▶ Data lines
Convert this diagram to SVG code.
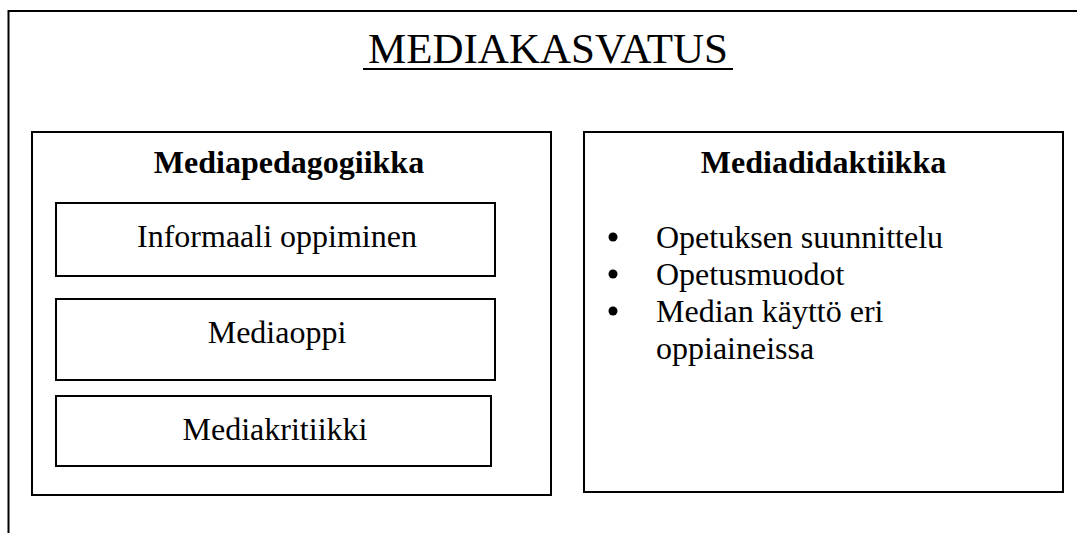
<svg xmlns="http://www.w3.org/2000/svg" width="1077" height="533" viewBox="0 0 1077 533">
<style>
.frame{fill:none;stroke:#000;stroke-width:2}
.box{fill:#fff;stroke:#000;stroke-width:2}
text{font-family:"Liberation Serif","Times New Roman",serif;fill:#000}
.title{font-size:43px}
.head{font-size:32px;font-weight:bold}
.item{font-size:32px}
.bullet{fill:#000}
</style>
<rect width="1077" height="533" fill="#fff"/>
<g id="outer">
<path class="frame" d="M8.5 533 V11 H1077"/>
<text class="title" x="548" y="63" text-anchor="middle">MEDIAKASVATUS</text>
<line x1="363" y1="69" x2="733" y2="69" stroke="#000" stroke-width="2"/>
</g>
<g id="mediapedagogiikka">
<rect class="box" x="32" y="132" width="519" height="363"/>
<text class="head" x="289" y="173" text-anchor="middle">Mediapedagogiikka</text>
</g>
<g id="informaali">
<rect class="box" x="56" y="203" width="439" height="73"/>
<text class="item" x="277" y="247" text-anchor="middle">Informaali oppiminen</text>
</g>
<g id="mediaoppi">
<rect class="box" x="56" y="299" width="439" height="81"/>
<text class="item" x="277" y="343" text-anchor="middle">Mediaoppi</text>
</g>
<g id="mediakritiikki">
<rect class="box" x="56" y="396" width="435" height="70"/>
<text class="item" x="275" y="440" text-anchor="middle">Mediakritiikki</text>
</g>
<g id="mediadidaktiikka">
<rect class="box" x="584" y="132" width="479" height="360"/>
<text class="head" x="823.5" y="173" text-anchor="middle">Mediadidaktiikka</text>
<circle class="bullet" cx="613" cy="237" r="4.5"/>
<text class="item" x="656" y="248">Opetuksen suunnittelu</text>
<circle class="bullet" cx="613" cy="274" r="4.5"/>
<text class="item" x="656" y="285">Opetusmuodot</text>
<circle class="bullet" cx="613" cy="311" r="4.5"/>
<text class="item" x="656" y="322">Median käyttö eri</text>
<text class="item" x="656" y="359">oppiaineissa</text>
</g>
<g id="connectors"/>
</svg>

▶ Aim
Copy the whole listing above word for word but do not carry over the pictures.

▶ Solution to this task
Convert this diagram to SVG code.
<svg xmlns="http://www.w3.org/2000/svg" width="1077" height="533" viewBox="0 0 1077 533">
<style>
.frame{fill:none;stroke:#000;stroke-width:2}
.box{fill:#fff;stroke:#000;stroke-width:2}
text{font-family:"Liberation Serif","Times New Roman",serif;fill:#000}
.title{font-size:43px}
.head{font-size:32px;font-weight:bold}
.item{font-size:32px}
.bullet{fill:#000}
</style>
<rect width="1077" height="533" fill="#fff"/>
<g id="outer">
<path class="frame" d="M8.5 533 V11 H1077"/>
<text class="title" x="548" y="63" text-anchor="middle">MEDIAKASVATUS</text>
<line x1="363" y1="69" x2="733" y2="69" stroke="#000" stroke-width="2"/>
</g>
<g id="mediapedagogiikka">
<rect class="box" x="32" y="132" width="519" height="363"/>
<text class="head" x="289" y="173" text-anchor="middle">Mediapedagogiikka</text>
</g>
<g id="informaali">
<rect class="box" x="56" y="203" width="439" height="73"/>
<text class="item" x="277" y="247" text-anchor="middle">Informaali oppiminen</text>
</g>
<g id="mediaoppi">
<rect class="box" x="56" y="299" width="439" height="81"/>
<text class="item" x="277" y="343" text-anchor="middle">Mediaoppi</text>
</g>
<g id="mediakritiikki">
<rect class="box" x="56" y="396" width="435" height="70"/>
<text class="item" x="275" y="440" text-anchor="middle">Mediakritiikki</text>
</g>
<g id="mediadidaktiikka">
<rect class="box" x="584" y="132" width="479" height="360"/>
<text class="head" x="823.5" y="173" text-anchor="middle">Mediadidaktiikka</text>
<circle class="bullet" cx="613" cy="237" r="4.5"/>
<text class="item" x="656" y="248">Opetuksen suunnittelu</text>
<circle class="bullet" cx="613" cy="274" r="4.5"/>
<text class="item" x="656" y="285">Opetusmuodot</text>
<circle class="bullet" cx="613" cy="311" r="4.5"/>
<text class="item" x="656" y="322">Median käyttö eri</text>
<text class="item" x="656" y="359">oppiaineissa</text>
</g>
<g id="connectors"/>
</svg>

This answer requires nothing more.